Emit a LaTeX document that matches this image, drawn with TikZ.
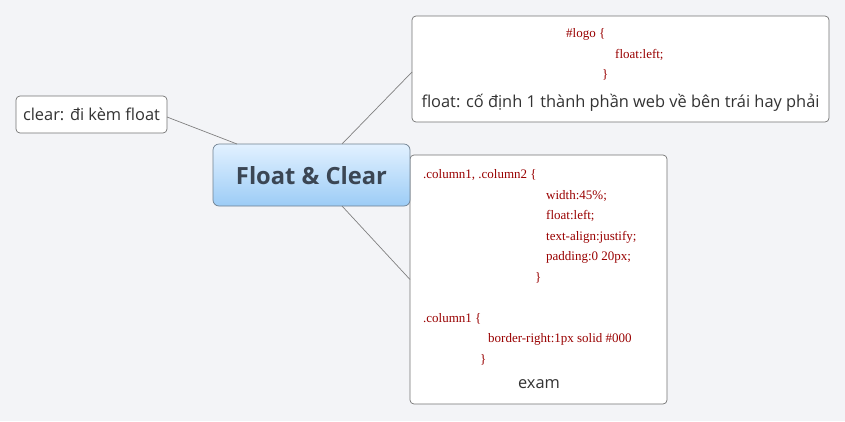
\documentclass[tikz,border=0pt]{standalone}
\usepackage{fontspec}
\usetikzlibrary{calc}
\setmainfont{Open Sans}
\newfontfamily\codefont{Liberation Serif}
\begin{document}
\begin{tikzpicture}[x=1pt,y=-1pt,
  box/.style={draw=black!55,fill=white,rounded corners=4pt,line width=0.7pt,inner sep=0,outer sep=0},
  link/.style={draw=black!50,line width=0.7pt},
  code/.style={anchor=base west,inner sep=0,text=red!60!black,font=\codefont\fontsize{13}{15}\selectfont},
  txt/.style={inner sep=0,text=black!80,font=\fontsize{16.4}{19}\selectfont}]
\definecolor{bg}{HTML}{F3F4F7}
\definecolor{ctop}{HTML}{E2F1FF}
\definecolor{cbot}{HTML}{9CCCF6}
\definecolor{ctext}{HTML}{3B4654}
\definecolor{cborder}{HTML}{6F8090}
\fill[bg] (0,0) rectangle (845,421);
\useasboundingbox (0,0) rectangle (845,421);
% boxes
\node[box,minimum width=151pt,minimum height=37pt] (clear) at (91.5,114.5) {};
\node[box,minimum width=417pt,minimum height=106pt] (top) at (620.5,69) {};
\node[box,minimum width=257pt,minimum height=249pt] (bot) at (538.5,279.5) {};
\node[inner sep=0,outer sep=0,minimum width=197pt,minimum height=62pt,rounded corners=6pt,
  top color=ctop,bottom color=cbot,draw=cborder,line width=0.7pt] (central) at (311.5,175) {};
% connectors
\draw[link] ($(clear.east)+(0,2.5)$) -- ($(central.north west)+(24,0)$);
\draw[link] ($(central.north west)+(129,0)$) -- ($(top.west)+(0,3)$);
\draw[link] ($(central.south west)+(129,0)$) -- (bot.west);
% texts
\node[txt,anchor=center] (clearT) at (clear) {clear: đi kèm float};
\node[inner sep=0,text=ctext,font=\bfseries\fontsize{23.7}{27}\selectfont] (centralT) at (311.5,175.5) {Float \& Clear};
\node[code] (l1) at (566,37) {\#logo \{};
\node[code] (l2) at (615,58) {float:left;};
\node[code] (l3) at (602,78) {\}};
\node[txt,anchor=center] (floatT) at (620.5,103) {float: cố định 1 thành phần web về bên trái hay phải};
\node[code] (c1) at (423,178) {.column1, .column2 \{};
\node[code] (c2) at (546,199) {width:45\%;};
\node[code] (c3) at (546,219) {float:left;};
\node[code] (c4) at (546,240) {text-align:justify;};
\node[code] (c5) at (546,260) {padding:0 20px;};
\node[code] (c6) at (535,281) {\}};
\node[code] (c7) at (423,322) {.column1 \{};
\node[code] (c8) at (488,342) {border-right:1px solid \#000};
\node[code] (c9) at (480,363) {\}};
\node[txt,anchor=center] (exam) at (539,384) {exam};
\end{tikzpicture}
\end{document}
# # # # #
• WHAT TO DO:
Quote the material exactly. Pictures stay out.

• FULL RESPONSE:
Emit a LaTeX document that matches this image, drawn with TikZ.
\documentclass[tikz,border=0pt]{standalone}
\usepackage{fontspec}
\usetikzlibrary{calc}
\setmainfont{Open Sans}
\newfontfamily\codefont{Liberation Serif}
\begin{document}
\begin{tikzpicture}[x=1pt,y=-1pt,
  box/.style={draw=black!55,fill=white,rounded corners=4pt,line width=0.7pt,inner sep=0,outer sep=0},
  link/.style={draw=black!50,line width=0.7pt},
  code/.style={anchor=base west,inner sep=0,text=red!60!black,font=\codefont\fontsize{13}{15}\selectfont},
  txt/.style={inner sep=0,text=black!80,font=\fontsize{16.4}{19}\selectfont}]
\definecolor{bg}{HTML}{F3F4F7}
\definecolor{ctop}{HTML}{E2F1FF}
\definecolor{cbot}{HTML}{9CCCF6}
\definecolor{ctext}{HTML}{3B4654}
\definecolor{cborder}{HTML}{6F8090}
\fill[bg] (0,0) rectangle (845,421);
\useasboundingbox (0,0) rectangle (845,421);
% boxes
\node[box,minimum width=151pt,minimum height=37pt] (clear) at (91.5,114.5) {};
\node[box,minimum width=417pt,minimum height=106pt] (top) at (620.5,69) {};
\node[box,minimum width=257pt,minimum height=249pt] (bot) at (538.5,279.5) {};
\node[inner sep=0,outer sep=0,minimum width=197pt,minimum height=62pt,rounded corners=6pt,
  top color=ctop,bottom color=cbot,draw=cborder,line width=0.7pt] (central) at (311.5,175) {};
% connectors
\draw[link] ($(clear.east)+(0,2.5)$) -- ($(central.north west)+(24,0)$);
\draw[link] ($(central.north west)+(129,0)$) -- ($(top.west)+(0,3)$);
\draw[link] ($(central.south west)+(129,0)$) -- (bot.west);
% texts
\node[txt,anchor=center] (clearT) at (clear) {clear: đi kèm float};
\node[inner sep=0,text=ctext,font=\bfseries\fontsize{23.7}{27}\selectfont] (centralT) at (311.5,175.5) {Float \& Clear};
\node[code] (l1) at (566,37) {\#logo \{};
\node[code] (l2) at (615,58) {float:left;};
\node[code] (l3) at (602,78) {\}};
\node[txt,anchor=center] (floatT) at (620.5,103) {float: cố định 1 thành phần web về bên trái hay phải};
\node[code] (c1) at (423,178) {.column1, .column2 \{};
\node[code] (c2) at (546,199) {width:45\%;};
\node[code] (c3) at (546,219) {float:left;};
\node[code] (c4) at (546,240) {text-align:justify;};
\node[code] (c5) at (546,260) {padding:0 20px;};
\node[code] (c6) at (535,281) {\}};
\node[code] (c7) at (423,322) {.column1 \{};
\node[code] (c8) at (488,342) {border-right:1px solid \#000};
\node[code] (c9) at (480,363) {\}};
\node[txt,anchor=center] (exam) at (539,384) {exam};
\end{tikzpicture}
\end{document}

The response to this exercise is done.